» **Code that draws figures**
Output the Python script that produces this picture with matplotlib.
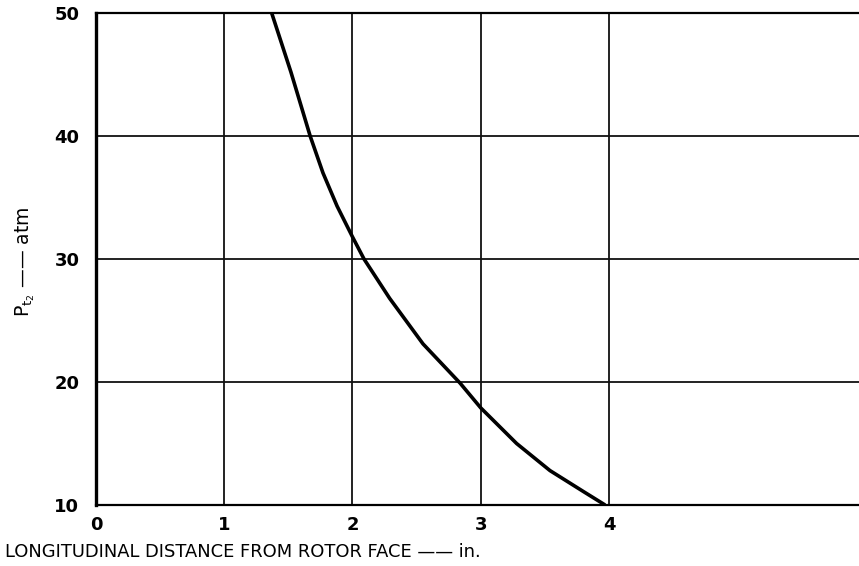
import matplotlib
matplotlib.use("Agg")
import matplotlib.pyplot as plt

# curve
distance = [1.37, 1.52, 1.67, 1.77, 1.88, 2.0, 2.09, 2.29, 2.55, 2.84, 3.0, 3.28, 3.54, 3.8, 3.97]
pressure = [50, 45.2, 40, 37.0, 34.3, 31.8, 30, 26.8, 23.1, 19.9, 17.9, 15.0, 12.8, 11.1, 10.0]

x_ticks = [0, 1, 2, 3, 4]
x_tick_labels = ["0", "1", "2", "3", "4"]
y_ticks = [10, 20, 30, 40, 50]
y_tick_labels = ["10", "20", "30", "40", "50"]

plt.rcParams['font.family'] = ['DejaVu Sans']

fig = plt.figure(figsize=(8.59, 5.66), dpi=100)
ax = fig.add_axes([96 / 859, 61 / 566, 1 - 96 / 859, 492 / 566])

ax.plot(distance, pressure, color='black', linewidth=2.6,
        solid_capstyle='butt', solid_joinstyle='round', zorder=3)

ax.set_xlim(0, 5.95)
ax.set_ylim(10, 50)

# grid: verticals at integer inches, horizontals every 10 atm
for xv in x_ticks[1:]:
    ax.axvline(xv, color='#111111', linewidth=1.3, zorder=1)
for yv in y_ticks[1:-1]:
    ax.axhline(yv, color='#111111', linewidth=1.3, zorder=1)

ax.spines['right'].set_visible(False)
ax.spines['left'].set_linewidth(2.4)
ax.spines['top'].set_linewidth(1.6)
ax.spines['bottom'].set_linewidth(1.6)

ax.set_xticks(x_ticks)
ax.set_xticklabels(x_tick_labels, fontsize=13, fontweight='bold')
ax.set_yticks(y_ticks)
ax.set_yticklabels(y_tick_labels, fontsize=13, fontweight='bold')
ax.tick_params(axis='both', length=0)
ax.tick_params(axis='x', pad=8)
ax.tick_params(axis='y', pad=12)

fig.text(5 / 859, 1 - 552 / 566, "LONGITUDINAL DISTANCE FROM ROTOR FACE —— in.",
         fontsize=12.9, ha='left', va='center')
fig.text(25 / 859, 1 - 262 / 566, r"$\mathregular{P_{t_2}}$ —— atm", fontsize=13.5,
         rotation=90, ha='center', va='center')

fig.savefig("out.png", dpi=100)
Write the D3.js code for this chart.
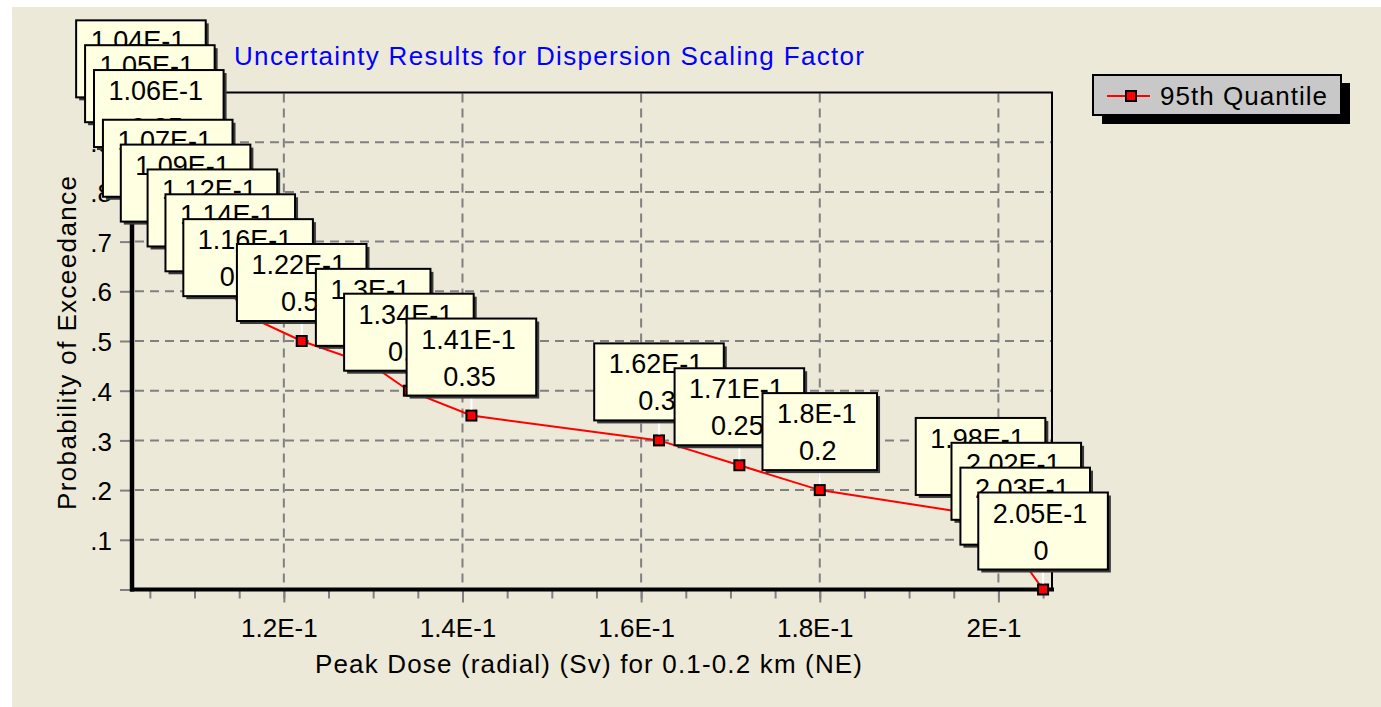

» **Work instructions**
Repeat each entry exactly. Pictures do not belong in the copy.

» **Result for this exercise**
Output the Python script that produces this picture with matplotlib.
import matplotlib
matplotlib.use("Agg")
import matplotlib.pyplot as plt

# curve
distance = [1.37, 1.52, 1.67, 1.77, 1.88, 2.0, 2.09, 2.29, 2.55, 2.84, 3.0, 3.28, 3.54, 3.8, 3.97]
pressure = [50, 45.2, 40, 37.0, 34.3, 31.8, 30, 26.8, 23.1, 19.9, 17.9, 15.0, 12.8, 11.1, 10.0]

x_ticks = [0, 1, 2, 3, 4]
x_tick_labels = ["0", "1", "2", "3", "4"]
y_ticks = [10, 20, 30, 40, 50]
y_tick_labels = ["10", "20", "30", "40", "50"]

plt.rcParams['font.family'] = ['DejaVu Sans']

fig = plt.figure(figsize=(8.59, 5.66), dpi=100)
ax = fig.add_axes([96 / 859, 61 / 566, 1 - 96 / 859, 492 / 566])

ax.plot(distance, pressure, color='black', linewidth=2.6,
        solid_capstyle='butt', solid_joinstyle='round', zorder=3)

ax.set_xlim(0, 5.95)
ax.set_ylim(10, 50)

# grid: verticals at integer inches, horizontals every 10 atm
for xv in x_ticks[1:]:
    ax.axvline(xv, color='#111111', linewidth=1.3, zorder=1)
for yv in y_ticks[1:-1]:
    ax.axhline(yv, color='#111111', linewidth=1.3, zorder=1)

ax.spines['right'].set_visible(False)
ax.spines['left'].set_linewidth(2.4)
ax.spines['top'].set_linewidth(1.6)
ax.spines['bottom'].set_linewidth(1.6)

ax.set_xticks(x_ticks)
ax.set_xticklabels(x_tick_labels, fontsize=13, fontweight='bold')
ax.set_yticks(y_ticks)
ax.set_yticklabels(y_tick_labels, fontsize=13, fontweight='bold')
ax.tick_params(axis='both', length=0)
ax.tick_params(axis='x', pad=8)
ax.tick_params(axis='y', pad=12)

fig.text(5 / 859, 1 - 552 / 566, "LONGITUDINAL DISTANCE FROM ROTOR FACE —— in.",
         fontsize=12.9, ha='left', va='center')
fig.text(25 / 859, 1 - 262 / 566, r"$\mathregular{P_{t_2}}$ —— atm", fontsize=13.5,
         rotation=90, ha='center', va='center')

fig.savefig("out.png", dpi=100)
Write the D3.js code for this chart.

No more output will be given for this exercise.